SHORT TASK: Below is a listing. Quote from it, exactly, the lines from the one containing "Emit a LaTeX" down to the one containing "($(create.west)+(-17,0)$) -- ($(parse.west)+(-17,0)$);", both ends included, and nothing else.

RAW DATA:

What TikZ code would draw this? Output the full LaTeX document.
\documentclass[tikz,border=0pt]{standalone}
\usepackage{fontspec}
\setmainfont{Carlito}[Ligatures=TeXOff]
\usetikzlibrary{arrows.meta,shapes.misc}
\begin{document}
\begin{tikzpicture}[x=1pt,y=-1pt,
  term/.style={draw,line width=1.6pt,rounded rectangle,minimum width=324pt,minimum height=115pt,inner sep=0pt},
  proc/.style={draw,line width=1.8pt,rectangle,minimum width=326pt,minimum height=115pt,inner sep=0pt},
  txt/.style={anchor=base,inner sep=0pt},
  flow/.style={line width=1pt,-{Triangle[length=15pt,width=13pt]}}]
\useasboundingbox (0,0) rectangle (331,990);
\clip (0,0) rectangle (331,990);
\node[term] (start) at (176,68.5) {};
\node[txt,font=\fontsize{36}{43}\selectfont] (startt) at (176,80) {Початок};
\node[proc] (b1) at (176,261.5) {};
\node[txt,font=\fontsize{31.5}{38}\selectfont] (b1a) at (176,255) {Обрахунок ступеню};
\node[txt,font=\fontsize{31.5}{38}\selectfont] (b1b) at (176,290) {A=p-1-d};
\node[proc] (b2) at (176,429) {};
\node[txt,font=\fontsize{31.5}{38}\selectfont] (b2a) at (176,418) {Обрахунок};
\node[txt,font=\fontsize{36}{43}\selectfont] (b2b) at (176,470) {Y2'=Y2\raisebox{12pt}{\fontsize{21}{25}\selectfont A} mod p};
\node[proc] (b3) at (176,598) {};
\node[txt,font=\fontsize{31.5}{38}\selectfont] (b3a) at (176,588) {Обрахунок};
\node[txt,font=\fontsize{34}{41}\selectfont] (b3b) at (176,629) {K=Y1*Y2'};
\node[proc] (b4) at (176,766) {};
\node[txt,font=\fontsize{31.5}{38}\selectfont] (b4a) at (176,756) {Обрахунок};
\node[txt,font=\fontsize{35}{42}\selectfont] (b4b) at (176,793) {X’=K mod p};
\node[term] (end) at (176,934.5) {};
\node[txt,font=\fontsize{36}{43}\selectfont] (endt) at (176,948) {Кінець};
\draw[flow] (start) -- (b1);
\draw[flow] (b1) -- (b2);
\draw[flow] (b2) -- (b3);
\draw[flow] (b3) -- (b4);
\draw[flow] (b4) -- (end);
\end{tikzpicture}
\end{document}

---

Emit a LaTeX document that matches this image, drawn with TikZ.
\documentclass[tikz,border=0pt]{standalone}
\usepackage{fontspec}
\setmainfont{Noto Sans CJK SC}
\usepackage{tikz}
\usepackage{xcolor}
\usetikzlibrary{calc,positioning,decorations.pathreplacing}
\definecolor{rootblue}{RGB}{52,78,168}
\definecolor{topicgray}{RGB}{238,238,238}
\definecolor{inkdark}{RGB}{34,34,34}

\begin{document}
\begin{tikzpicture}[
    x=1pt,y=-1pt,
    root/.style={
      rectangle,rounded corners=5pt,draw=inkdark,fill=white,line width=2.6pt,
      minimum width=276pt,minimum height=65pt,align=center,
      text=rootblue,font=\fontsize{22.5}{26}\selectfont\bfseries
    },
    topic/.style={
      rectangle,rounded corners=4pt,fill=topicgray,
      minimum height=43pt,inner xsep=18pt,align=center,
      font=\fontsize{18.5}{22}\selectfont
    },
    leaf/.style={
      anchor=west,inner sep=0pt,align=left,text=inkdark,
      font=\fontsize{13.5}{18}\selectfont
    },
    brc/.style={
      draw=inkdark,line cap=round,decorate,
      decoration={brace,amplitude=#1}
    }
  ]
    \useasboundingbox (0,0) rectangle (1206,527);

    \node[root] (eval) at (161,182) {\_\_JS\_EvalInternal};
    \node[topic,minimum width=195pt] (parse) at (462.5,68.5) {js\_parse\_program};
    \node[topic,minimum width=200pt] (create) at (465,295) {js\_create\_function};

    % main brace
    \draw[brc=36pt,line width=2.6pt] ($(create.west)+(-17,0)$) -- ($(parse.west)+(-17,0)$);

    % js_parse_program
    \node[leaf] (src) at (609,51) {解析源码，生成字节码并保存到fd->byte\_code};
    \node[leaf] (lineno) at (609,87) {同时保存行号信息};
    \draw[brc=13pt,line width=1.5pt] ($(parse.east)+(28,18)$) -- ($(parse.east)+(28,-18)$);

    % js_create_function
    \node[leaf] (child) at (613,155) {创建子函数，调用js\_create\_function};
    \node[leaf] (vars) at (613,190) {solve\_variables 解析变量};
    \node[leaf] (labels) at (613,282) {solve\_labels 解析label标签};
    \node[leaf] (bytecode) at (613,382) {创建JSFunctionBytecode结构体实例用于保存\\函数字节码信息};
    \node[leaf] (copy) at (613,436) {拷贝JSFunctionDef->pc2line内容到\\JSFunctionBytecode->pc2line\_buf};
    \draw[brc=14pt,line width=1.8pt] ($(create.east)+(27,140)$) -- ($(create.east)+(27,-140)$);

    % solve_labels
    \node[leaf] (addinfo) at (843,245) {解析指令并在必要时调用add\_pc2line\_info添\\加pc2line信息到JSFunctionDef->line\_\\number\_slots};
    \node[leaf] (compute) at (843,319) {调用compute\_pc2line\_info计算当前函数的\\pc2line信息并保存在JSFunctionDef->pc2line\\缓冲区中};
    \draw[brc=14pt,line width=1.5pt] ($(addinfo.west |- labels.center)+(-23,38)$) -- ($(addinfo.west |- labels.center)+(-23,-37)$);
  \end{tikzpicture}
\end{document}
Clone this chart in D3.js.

TASK RESULT:
Emit a LaTeX document that matches this image, drawn with TikZ.
\documentclass[tikz,border=0pt]{standalone}
\usepackage{fontspec}
\setmainfont{Noto Sans CJK SC}
\usepackage{tikz}
\usepackage{xcolor}
\usetikzlibrary{calc,positioning,decorations.pathreplacing}
\definecolor{rootblue}{RGB}{52,78,168}
\definecolor{topicgray}{RGB}{238,238,238}
\definecolor{inkdark}{RGB}{34,34,34}

\begin{document}
\begin{tikzpicture}[
    x=1pt,y=-1pt,
    root/.style={
      rectangle,rounded corners=5pt,draw=inkdark,fill=white,line width=2.6pt,
      minimum width=276pt,minimum height=65pt,align=center,
      text=rootblue,font=\fontsize{22.5}{26}\selectfont\bfseries
    },
    topic/.style={
      rectangle,rounded corners=4pt,fill=topicgray,
      minimum height=43pt,inner xsep=18pt,align=center,
      font=\fontsize{18.5}{22}\selectfont
    },
    leaf/.style={
      anchor=west,inner sep=0pt,align=left,text=inkdark,
      font=\fontsize{13.5}{18}\selectfont
    },
    brc/.style={
      draw=inkdark,line cap=round,decorate,
      decoration={brace,amplitude=#1}
    }
  ]
    \useasboundingbox (0,0) rectangle (1206,527);

    \node[root] (eval) at (161,182) {\_\_JS\_EvalInternal};
    \node[topic,minimum width=195pt] (parse) at (462.5,68.5) {js\_parse\_program};
    \node[topic,minimum width=200pt] (create) at (465,295) {js\_create\_function};

    % main brace
    \draw[brc=36pt,line width=2.6pt] ($(create.west)+(-17,0)$) -- ($(parse.west)+(-17,0)$);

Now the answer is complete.